• _WHAT IS EXPECTED_
Do not include the pictures; repeat the rest of the data exactly.
───── TASK INPUTS
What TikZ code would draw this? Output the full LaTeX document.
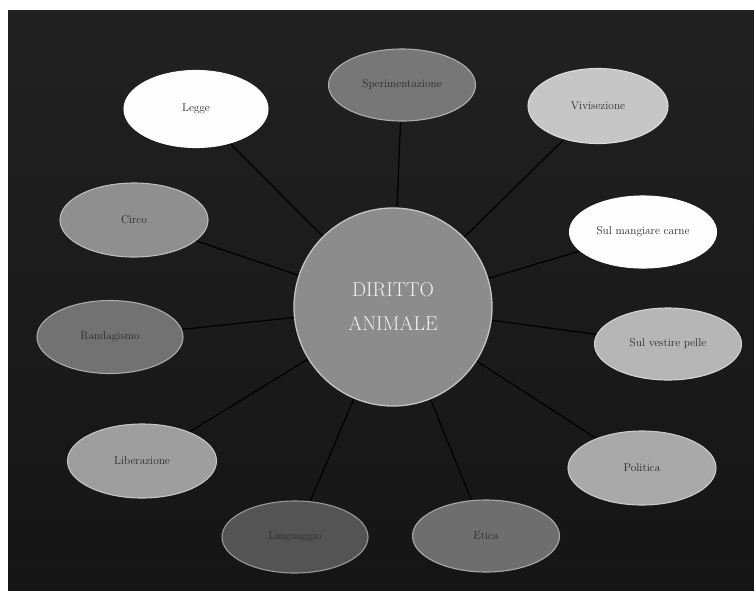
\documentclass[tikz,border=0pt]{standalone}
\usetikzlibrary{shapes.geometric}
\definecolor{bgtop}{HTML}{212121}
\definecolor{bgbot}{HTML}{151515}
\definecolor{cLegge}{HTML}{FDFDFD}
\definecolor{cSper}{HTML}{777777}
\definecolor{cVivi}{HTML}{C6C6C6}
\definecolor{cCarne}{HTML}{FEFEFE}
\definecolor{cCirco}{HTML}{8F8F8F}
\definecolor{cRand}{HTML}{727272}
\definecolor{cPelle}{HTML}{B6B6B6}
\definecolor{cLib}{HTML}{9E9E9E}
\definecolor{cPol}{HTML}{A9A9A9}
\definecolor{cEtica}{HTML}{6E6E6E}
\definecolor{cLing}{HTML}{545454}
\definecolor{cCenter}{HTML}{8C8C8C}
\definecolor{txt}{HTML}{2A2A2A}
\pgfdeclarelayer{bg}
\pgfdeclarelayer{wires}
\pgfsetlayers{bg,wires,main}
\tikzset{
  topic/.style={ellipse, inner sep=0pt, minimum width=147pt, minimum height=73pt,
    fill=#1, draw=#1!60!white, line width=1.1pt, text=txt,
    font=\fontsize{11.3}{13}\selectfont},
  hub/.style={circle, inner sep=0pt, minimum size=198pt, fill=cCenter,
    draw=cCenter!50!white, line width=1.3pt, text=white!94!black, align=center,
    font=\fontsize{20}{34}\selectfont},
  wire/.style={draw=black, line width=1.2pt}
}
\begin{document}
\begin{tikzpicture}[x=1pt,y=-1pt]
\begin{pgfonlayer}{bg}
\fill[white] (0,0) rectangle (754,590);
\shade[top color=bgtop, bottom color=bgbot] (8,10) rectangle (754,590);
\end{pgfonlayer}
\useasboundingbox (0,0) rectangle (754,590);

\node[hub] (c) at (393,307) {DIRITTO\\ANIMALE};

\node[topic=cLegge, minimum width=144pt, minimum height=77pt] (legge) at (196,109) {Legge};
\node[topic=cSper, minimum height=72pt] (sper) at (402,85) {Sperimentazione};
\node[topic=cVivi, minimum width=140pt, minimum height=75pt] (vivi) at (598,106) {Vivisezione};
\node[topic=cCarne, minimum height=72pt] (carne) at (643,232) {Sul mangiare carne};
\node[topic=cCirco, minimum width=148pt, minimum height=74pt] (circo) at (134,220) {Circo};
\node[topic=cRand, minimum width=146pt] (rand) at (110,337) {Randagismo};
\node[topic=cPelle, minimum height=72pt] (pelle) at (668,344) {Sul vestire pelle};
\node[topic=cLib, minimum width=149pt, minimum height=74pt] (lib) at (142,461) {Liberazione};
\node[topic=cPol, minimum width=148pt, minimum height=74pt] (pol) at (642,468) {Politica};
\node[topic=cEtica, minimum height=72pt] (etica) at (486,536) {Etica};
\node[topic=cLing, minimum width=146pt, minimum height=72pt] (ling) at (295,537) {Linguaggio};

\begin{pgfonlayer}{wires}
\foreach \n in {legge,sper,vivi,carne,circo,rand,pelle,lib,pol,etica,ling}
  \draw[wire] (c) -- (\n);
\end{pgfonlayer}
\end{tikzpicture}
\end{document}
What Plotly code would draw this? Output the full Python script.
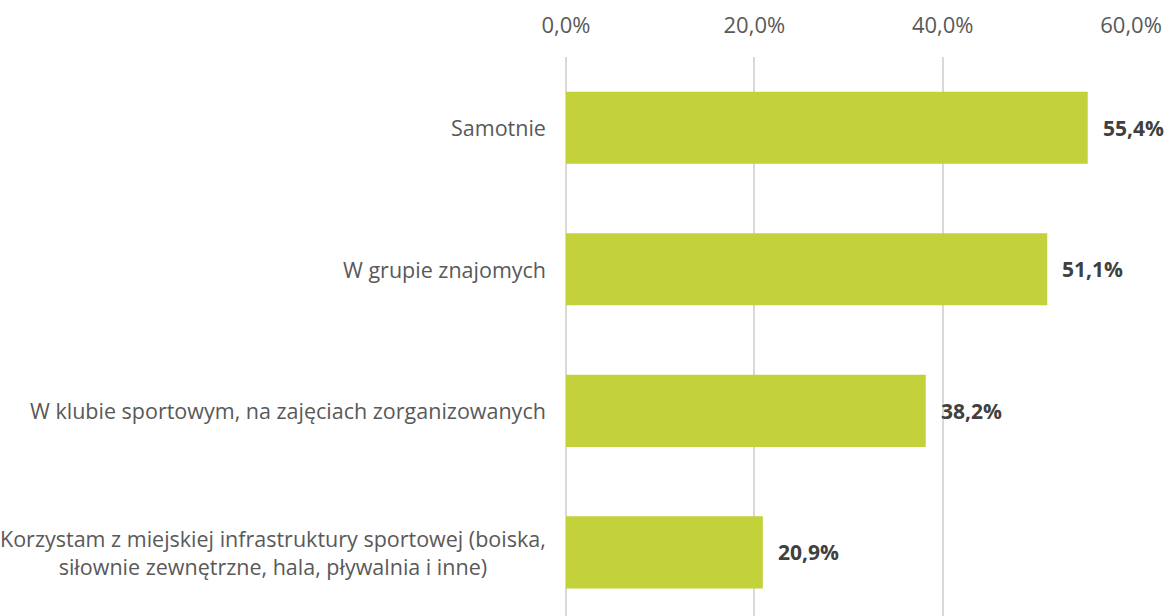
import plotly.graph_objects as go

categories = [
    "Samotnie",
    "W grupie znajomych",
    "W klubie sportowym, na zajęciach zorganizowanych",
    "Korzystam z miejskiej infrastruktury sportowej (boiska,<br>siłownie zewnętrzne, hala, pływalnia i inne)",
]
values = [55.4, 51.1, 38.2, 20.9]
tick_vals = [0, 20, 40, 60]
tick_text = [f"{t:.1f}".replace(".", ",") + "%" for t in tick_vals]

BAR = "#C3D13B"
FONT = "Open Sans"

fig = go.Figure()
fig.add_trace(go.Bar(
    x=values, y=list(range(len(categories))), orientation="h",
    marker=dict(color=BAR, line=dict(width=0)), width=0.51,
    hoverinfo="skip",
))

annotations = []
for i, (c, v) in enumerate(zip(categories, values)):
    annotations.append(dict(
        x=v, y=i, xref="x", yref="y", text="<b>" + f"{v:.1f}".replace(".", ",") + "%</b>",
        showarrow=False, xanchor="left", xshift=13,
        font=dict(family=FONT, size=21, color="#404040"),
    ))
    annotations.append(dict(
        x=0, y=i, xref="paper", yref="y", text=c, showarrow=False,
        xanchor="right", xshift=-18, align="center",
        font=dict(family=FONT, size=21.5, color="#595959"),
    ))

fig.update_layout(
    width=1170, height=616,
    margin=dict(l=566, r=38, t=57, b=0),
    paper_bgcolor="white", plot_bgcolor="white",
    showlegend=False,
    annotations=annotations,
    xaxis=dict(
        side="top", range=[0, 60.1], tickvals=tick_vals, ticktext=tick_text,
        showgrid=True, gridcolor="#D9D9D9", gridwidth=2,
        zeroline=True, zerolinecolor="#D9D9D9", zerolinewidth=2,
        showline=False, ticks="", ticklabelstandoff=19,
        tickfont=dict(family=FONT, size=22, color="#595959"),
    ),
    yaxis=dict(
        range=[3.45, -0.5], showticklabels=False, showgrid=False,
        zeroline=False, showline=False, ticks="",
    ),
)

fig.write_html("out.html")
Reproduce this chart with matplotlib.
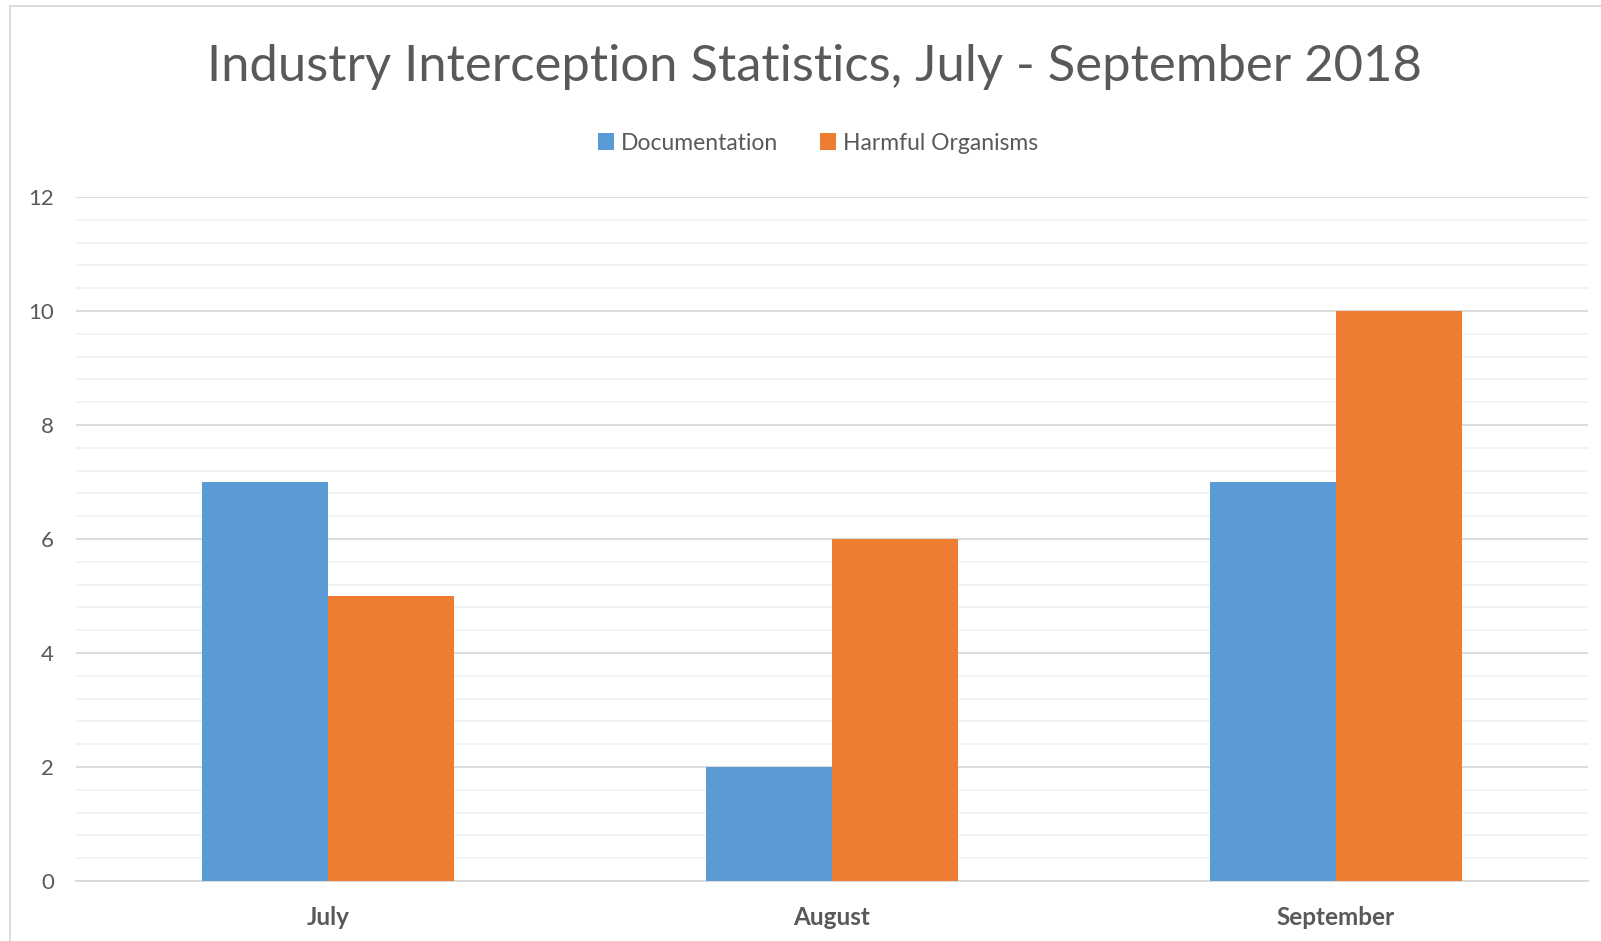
──────────
• _WRITTEN REPLY_
What TikZ code would draw this? Output the full LaTeX document.
\documentclass[tikz,border=0pt]{standalone}
\usetikzlibrary{shapes.geometric}
\definecolor{bgtop}{HTML}{212121}
\definecolor{bgbot}{HTML}{151515}
\definecolor{cLegge}{HTML}{FDFDFD}
\definecolor{cSper}{HTML}{777777}
\definecolor{cVivi}{HTML}{C6C6C6}
\definecolor{cCarne}{HTML}{FEFEFE}
\definecolor{cCirco}{HTML}{8F8F8F}
\definecolor{cRand}{HTML}{727272}
\definecolor{cPelle}{HTML}{B6B6B6}
\definecolor{cLib}{HTML}{9E9E9E}
\definecolor{cPol}{HTML}{A9A9A9}
\definecolor{cEtica}{HTML}{6E6E6E}
\definecolor{cLing}{HTML}{545454}
\definecolor{cCenter}{HTML}{8C8C8C}
\definecolor{txt}{HTML}{2A2A2A}
\pgfdeclarelayer{bg}
\pgfdeclarelayer{wires}
\pgfsetlayers{bg,wires,main}
\tikzset{
  topic/.style={ellipse, inner sep=0pt, minimum width=147pt, minimum height=73pt,
    fill=#1, draw=#1!60!white, line width=1.1pt, text=txt,
    font=\fontsize{11.3}{13}\selectfont},
  hub/.style={circle, inner sep=0pt, minimum size=198pt, fill=cCenter,
    draw=cCenter!50!white, line width=1.3pt, text=white!94!black, align=center,
    font=\fontsize{20}{34}\selectfont},
  wire/.style={draw=black, line width=1.2pt}
}
\begin{document}
\begin{tikzpicture}[x=1pt,y=-1pt]
\begin{pgfonlayer}{bg}
\fill[white] (0,0) rectangle (754,590);
\shade[top color=bgtop, bottom color=bgbot] (8,10) rectangle (754,590);
\end{pgfonlayer}
\useasboundingbox (0,0) rectangle (754,590);

\node[hub] (c) at (393,307) {DIRITTO\\ANIMALE};

\node[topic=cLegge, minimum width=144pt, minimum height=77pt] (legge) at (196,109) {Legge};
\node[topic=cSper, minimum height=72pt] (sper) at (402,85) {Sperimentazione};
\node[topic=cVivi, minimum width=140pt, minimum height=75pt] (vivi) at (598,106) {Vivisezione};
\node[topic=cCarne, minimum height=72pt] (carne) at (643,232) {Sul mangiare carne};
\node[topic=cCirco, minimum width=148pt, minimum height=74pt] (circo) at (134,220) {Circo};
\node[topic=cRand, minimum width=146pt] (rand) at (110,337) {Randagismo};
\node[topic=cPelle, minimum height=72pt] (pelle) at (668,344) {Sul vestire pelle};
\node[topic=cLib, minimum width=149pt, minimum height=74pt] (lib) at (142,461) {Liberazione};
\node[topic=cPol, minimum width=148pt, minimum height=74pt] (pol) at (642,468) {Politica};
\node[topic=cEtica, minimum height=72pt] (etica) at (486,536) {Etica};
\node[topic=cLing, minimum width=146pt, minimum height=72pt] (ling) at (295,537) {Linguaggio};

\begin{pgfonlayer}{wires}
\foreach \n in {legge,sper,vivi,carne,circo,rand,pelle,lib,pol,etica,ling}
  \draw[wire] (c) -- (\n);
\end{pgfonlayer}
\end{tikzpicture}
\end{document}
What Plotly code would draw this? Output the full Python script.
import plotly.graph_objects as go

categories = [
    "Samotnie",
    "W grupie znajomych",
    "W klubie sportowym, na zajęciach zorganizowanych",
    "Korzystam z miejskiej infrastruktury sportowej (boiska,<br>siłownie zewnętrzne, hala, pływalnia i inne)",
]
values = [55.4, 51.1, 38.2, 20.9]
tick_vals = [0, 20, 40, 60]
tick_text = [f"{t:.1f}".replace(".", ",") + "%" for t in tick_vals]

BAR = "#C3D13B"
FONT = "Open Sans"

fig = go.Figure()
fig.add_trace(go.Bar(
    x=values, y=list(range(len(categories))), orientation="h",
    marker=dict(color=BAR, line=dict(width=0)), width=0.51,
    hoverinfo="skip",
))

annotations = []
for i, (c, v) in enumerate(zip(categories, values)):
    annotations.append(dict(
        x=v, y=i, xref="x", yref="y", text="<b>" + f"{v:.1f}".replace(".", ",") + "%</b>",
        showarrow=False, xanchor="left", xshift=13,
        font=dict(family=FONT, size=21, color="#404040"),
    ))
    annotations.append(dict(
        x=0, y=i, xref="paper", yref="y", text=c, showarrow=False,
        xanchor="right", xshift=-18, align="center",
        font=dict(family=FONT, size=21.5, color="#595959"),
    ))

fig.update_layout(
    width=1170, height=616,
    margin=dict(l=566, r=38, t=57, b=0),
    paper_bgcolor="white", plot_bgcolor="white",
    showlegend=False,
    annotations=annotations,
    xaxis=dict(
        side="top", range=[0, 60.1], tickvals=tick_vals, ticktext=tick_text,
        showgrid=True, gridcolor="#D9D9D9", gridwidth=2,
        zeroline=True, zerolinecolor="#D9D9D9", zerolinewidth=2,
        showline=False, ticks="", ticklabelstandoff=19,
        tickfont=dict(family=FONT, size=22, color="#595959"),
    ),
    yaxis=dict(
        range=[3.45, -0.5], showticklabels=False, showgrid=False,
        zeroline=False, showline=False, ticks="",
    ),
)

fig.write_html("out.html")
Reproduce this chart with matplotlib.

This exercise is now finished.